» OBJECTIVE
Restate each line word for word. Leave out every picture.

» WORKING DATA
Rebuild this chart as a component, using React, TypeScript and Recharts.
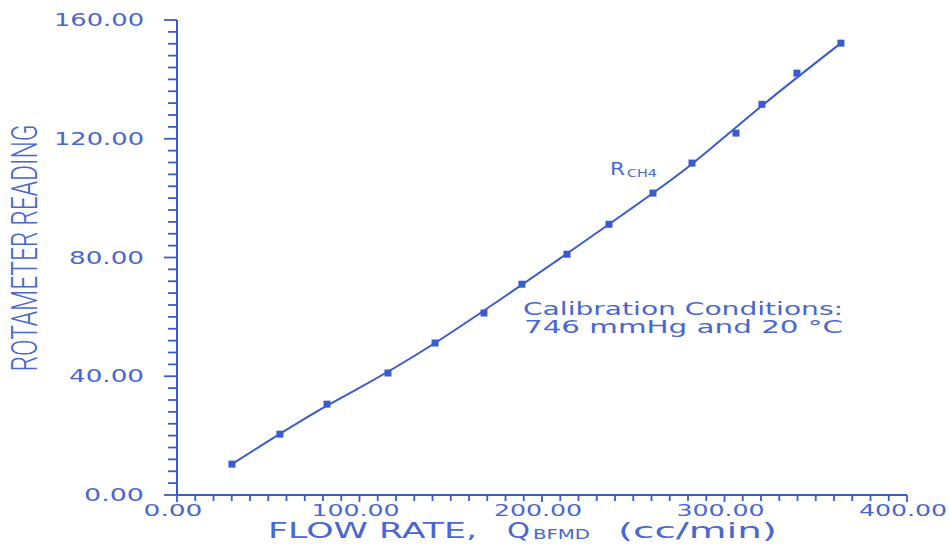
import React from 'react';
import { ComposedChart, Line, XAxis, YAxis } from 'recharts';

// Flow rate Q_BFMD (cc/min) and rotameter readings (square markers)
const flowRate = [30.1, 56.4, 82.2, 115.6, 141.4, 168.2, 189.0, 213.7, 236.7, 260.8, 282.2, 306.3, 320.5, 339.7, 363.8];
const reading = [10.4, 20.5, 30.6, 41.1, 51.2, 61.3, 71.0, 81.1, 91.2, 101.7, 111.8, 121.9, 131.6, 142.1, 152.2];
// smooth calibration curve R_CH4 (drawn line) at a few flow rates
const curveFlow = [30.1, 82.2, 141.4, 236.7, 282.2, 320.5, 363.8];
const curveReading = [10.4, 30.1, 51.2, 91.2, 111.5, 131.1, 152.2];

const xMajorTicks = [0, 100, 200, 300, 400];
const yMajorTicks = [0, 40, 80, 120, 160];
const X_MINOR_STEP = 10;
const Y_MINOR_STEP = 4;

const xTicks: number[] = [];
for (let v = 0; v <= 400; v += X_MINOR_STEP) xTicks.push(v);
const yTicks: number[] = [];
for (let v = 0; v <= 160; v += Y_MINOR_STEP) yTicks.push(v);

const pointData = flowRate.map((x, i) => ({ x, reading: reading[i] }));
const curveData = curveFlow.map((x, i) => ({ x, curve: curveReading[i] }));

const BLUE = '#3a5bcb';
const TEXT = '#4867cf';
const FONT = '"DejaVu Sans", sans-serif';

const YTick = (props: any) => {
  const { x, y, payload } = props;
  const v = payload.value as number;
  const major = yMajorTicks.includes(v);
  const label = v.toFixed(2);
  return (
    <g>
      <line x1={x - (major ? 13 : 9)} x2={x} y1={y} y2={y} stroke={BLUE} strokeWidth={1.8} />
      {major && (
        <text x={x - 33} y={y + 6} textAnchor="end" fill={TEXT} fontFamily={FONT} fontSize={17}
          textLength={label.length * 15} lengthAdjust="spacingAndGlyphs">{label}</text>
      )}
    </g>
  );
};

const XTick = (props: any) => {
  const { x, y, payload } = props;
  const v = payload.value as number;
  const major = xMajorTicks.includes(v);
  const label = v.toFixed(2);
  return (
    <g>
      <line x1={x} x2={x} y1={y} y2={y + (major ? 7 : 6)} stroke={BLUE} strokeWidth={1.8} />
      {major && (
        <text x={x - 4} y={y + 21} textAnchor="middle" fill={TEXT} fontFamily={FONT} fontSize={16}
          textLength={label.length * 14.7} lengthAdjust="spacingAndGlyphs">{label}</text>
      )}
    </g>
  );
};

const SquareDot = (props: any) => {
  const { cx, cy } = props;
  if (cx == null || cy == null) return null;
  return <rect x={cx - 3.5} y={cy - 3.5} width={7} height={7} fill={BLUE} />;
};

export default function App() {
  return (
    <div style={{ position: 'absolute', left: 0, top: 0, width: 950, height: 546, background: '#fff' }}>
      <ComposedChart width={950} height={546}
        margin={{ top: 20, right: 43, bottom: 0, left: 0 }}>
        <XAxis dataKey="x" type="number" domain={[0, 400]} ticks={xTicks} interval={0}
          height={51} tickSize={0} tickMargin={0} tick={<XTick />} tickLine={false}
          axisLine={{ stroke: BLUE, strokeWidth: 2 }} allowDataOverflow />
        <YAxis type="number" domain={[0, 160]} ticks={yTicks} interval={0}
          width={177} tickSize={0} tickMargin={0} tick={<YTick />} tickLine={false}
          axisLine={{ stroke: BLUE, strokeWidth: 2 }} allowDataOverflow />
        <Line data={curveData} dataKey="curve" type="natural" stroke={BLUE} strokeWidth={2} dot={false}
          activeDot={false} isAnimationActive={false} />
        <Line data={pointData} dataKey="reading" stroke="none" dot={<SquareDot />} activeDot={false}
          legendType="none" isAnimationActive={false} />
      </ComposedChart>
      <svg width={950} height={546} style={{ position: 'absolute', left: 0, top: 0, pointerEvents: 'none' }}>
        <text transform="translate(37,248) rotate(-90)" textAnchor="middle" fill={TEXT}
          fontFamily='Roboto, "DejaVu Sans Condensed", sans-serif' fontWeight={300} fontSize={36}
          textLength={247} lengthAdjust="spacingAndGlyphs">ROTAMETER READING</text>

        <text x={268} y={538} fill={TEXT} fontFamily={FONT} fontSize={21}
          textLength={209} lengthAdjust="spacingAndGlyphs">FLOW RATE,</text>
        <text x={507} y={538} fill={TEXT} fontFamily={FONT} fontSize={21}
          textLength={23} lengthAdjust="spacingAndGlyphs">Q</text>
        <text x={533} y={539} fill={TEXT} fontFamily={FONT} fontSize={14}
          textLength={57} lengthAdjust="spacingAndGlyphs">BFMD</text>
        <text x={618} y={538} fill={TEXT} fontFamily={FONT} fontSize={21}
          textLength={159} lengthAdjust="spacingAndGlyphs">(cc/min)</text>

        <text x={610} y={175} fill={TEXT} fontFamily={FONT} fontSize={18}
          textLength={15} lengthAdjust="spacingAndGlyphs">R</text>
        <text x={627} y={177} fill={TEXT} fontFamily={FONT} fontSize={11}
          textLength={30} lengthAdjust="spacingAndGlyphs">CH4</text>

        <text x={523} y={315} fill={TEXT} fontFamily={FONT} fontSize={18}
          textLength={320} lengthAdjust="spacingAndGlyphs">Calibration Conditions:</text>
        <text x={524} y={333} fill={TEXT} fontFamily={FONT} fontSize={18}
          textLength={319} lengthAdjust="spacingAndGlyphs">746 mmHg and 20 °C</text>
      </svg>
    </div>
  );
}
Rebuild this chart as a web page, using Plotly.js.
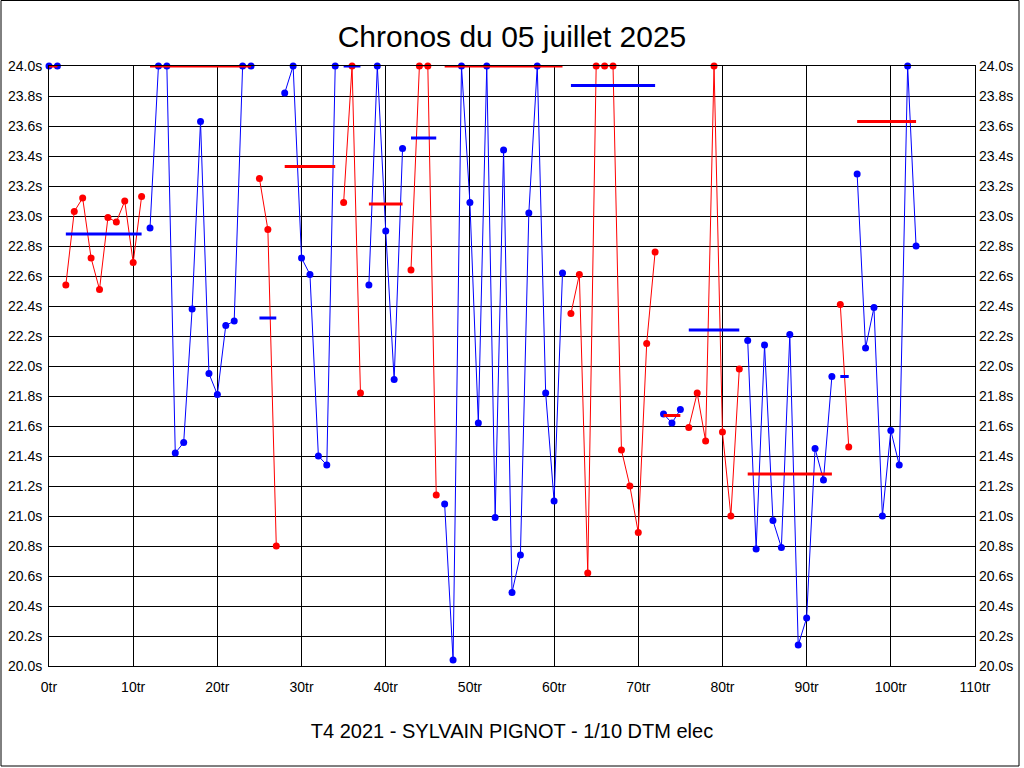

» RIGHT ANSWER
Rebuild this chart as a component, using React, TypeScript and Recharts.
import React from 'react';
import { ComposedChart, Line, XAxis, YAxis } from 'recharts';

// Flow rate Q_BFMD (cc/min) and rotameter readings (square markers)
const flowRate = [30.1, 56.4, 82.2, 115.6, 141.4, 168.2, 189.0, 213.7, 236.7, 260.8, 282.2, 306.3, 320.5, 339.7, 363.8];
const reading = [10.4, 20.5, 30.6, 41.1, 51.2, 61.3, 71.0, 81.1, 91.2, 101.7, 111.8, 121.9, 131.6, 142.1, 152.2];
// smooth calibration curve R_CH4 (drawn line) at a few flow rates
const curveFlow = [30.1, 82.2, 141.4, 236.7, 282.2, 320.5, 363.8];
const curveReading = [10.4, 30.1, 51.2, 91.2, 111.5, 131.1, 152.2];

const xMajorTicks = [0, 100, 200, 300, 400];
const yMajorTicks = [0, 40, 80, 120, 160];
const X_MINOR_STEP = 10;
const Y_MINOR_STEP = 4;

const xTicks: number[] = [];
for (let v = 0; v <= 400; v += X_MINOR_STEP) xTicks.push(v);
const yTicks: number[] = [];
for (let v = 0; v <= 160; v += Y_MINOR_STEP) yTicks.push(v);

const pointData = flowRate.map((x, i) => ({ x, reading: reading[i] }));
const curveData = curveFlow.map((x, i) => ({ x, curve: curveReading[i] }));

const BLUE = '#3a5bcb';
const TEXT = '#4867cf';
const FONT = '"DejaVu Sans", sans-serif';

const YTick = (props: any) => {
  const { x, y, payload } = props;
  const v = payload.value as number;
  const major = yMajorTicks.includes(v);
  const label = v.toFixed(2);
  return (
    <g>
      <line x1={x - (major ? 13 : 9)} x2={x} y1={y} y2={y} stroke={BLUE} strokeWidth={1.8} />
      {major && (
        <text x={x - 33} y={y + 6} textAnchor="end" fill={TEXT} fontFamily={FONT} fontSize={17}
          textLength={label.length * 15} lengthAdjust="spacingAndGlyphs">{label}</text>
      )}
    </g>
  );
};

const XTick = (props: any) => {
  const { x, y, payload } = props;
  const v = payload.value as number;
  const major = xMajorTicks.includes(v);
  const label = v.toFixed(2);
  return (
    <g>
      <line x1={x} x2={x} y1={y} y2={y + (major ? 7 : 6)} stroke={BLUE} strokeWidth={1.8} />
      {major && (
        <text x={x - 4} y={y + 21} textAnchor="middle" fill={TEXT} fontFamily={FONT} fontSize={16}
          textLength={label.length * 14.7} lengthAdjust="spacingAndGlyphs">{label}</text>
      )}
    </g>
  );
};

const SquareDot = (props: any) => {
  const { cx, cy } = props;
  if (cx == null || cy == null) return null;
  return <rect x={cx - 3.5} y={cy - 3.5} width={7} height={7} fill={BLUE} />;
};

export default function App() {
  return (
    <div style={{ position: 'absolute', left: 0, top: 0, width: 950, height: 546, background: '#fff' }}>
      <ComposedChart width={950} height={546}
        margin={{ top: 20, right: 43, bottom: 0, left: 0 }}>
        <XAxis dataKey="x" type="number" domain={[0, 400]} ticks={xTicks} interval={0}
          height={51} tickSize={0} tickMargin={0} tick={<XTick />} tickLine={false}
          axisLine={{ stroke: BLUE, strokeWidth: 2 }} allowDataOverflow />
        <YAxis type="number" domain={[0, 160]} ticks={yTicks} interval={0}
          width={177} tickSize={0} tickMargin={0} tick={<YTick />} tickLine={false}
          axisLine={{ stroke: BLUE, strokeWidth: 2 }} allowDataOverflow />
        <Line data={curveData} dataKey="curve" type="natural" stroke={BLUE} strokeWidth={2} dot={false}
          activeDot={false} isAnimationActive={false} />
        <Line data={pointData} dataKey="reading" stroke="none" dot={<SquareDot />} activeDot={false}
          legendType="none" isAnimationActive={false} />
      </ComposedChart>
      <svg width={950} height={546} style={{ position: 'absolute', left: 0, top: 0, pointerEvents: 'none' }}>
        <text transform="translate(37,248) rotate(-90)" textAnchor="middle" fill={TEXT}
          fontFamily='Roboto, "DejaVu Sans Condensed", sans-serif' fontWeight={300} fontSize={36}
          textLength={247} lengthAdjust="spacingAndGlyphs">ROTAMETER READING</text>

        <text x={268} y={538} fill={TEXT} fontFamily={FONT} fontSize={21}
          textLength={209} lengthAdjust="spacingAndGlyphs">FLOW RATE,</text>
        <text x={507} y={538} fill={TEXT} fontFamily={FONT} fontSize={21}
          textLength={23} lengthAdjust="spacingAndGlyphs">Q</text>
        <text x={533} y={539} fill={TEXT} fontFamily={FONT} fontSize={14}
          textLength={57} lengthAdjust="spacingAndGlyphs">BFMD</text>
        <text x={618} y={538} fill={TEXT} fontFamily={FONT} fontSize={21}
          textLength={159} lengthAdjust="spacingAndGlyphs">(cc/min)</text>

        <text x={610} y={175} fill={TEXT} fontFamily={FONT} fontSize={18}
          textLength={15} lengthAdjust="spacingAndGlyphs">R</text>
        <text x={627} y={177} fill={TEXT} fontFamily={FONT} fontSize={11}
          textLength={30} lengthAdjust="spacingAndGlyphs">CH4</text>

        <text x={523} y={315} fill={TEXT} fontFamily={FONT} fontSize={18}
          textLength={320} lengthAdjust="spacingAndGlyphs">Calibration Conditions:</text>
        <text x={524} y={333} fill={TEXT} fontFamily={FONT} fontSize={18}
          textLength={319} lengthAdjust="spacingAndGlyphs">746 mmHg and 20 °C</text>
      </svg>
    </div>
  );
}
Rebuild this chart as a web page, using Plotly.js.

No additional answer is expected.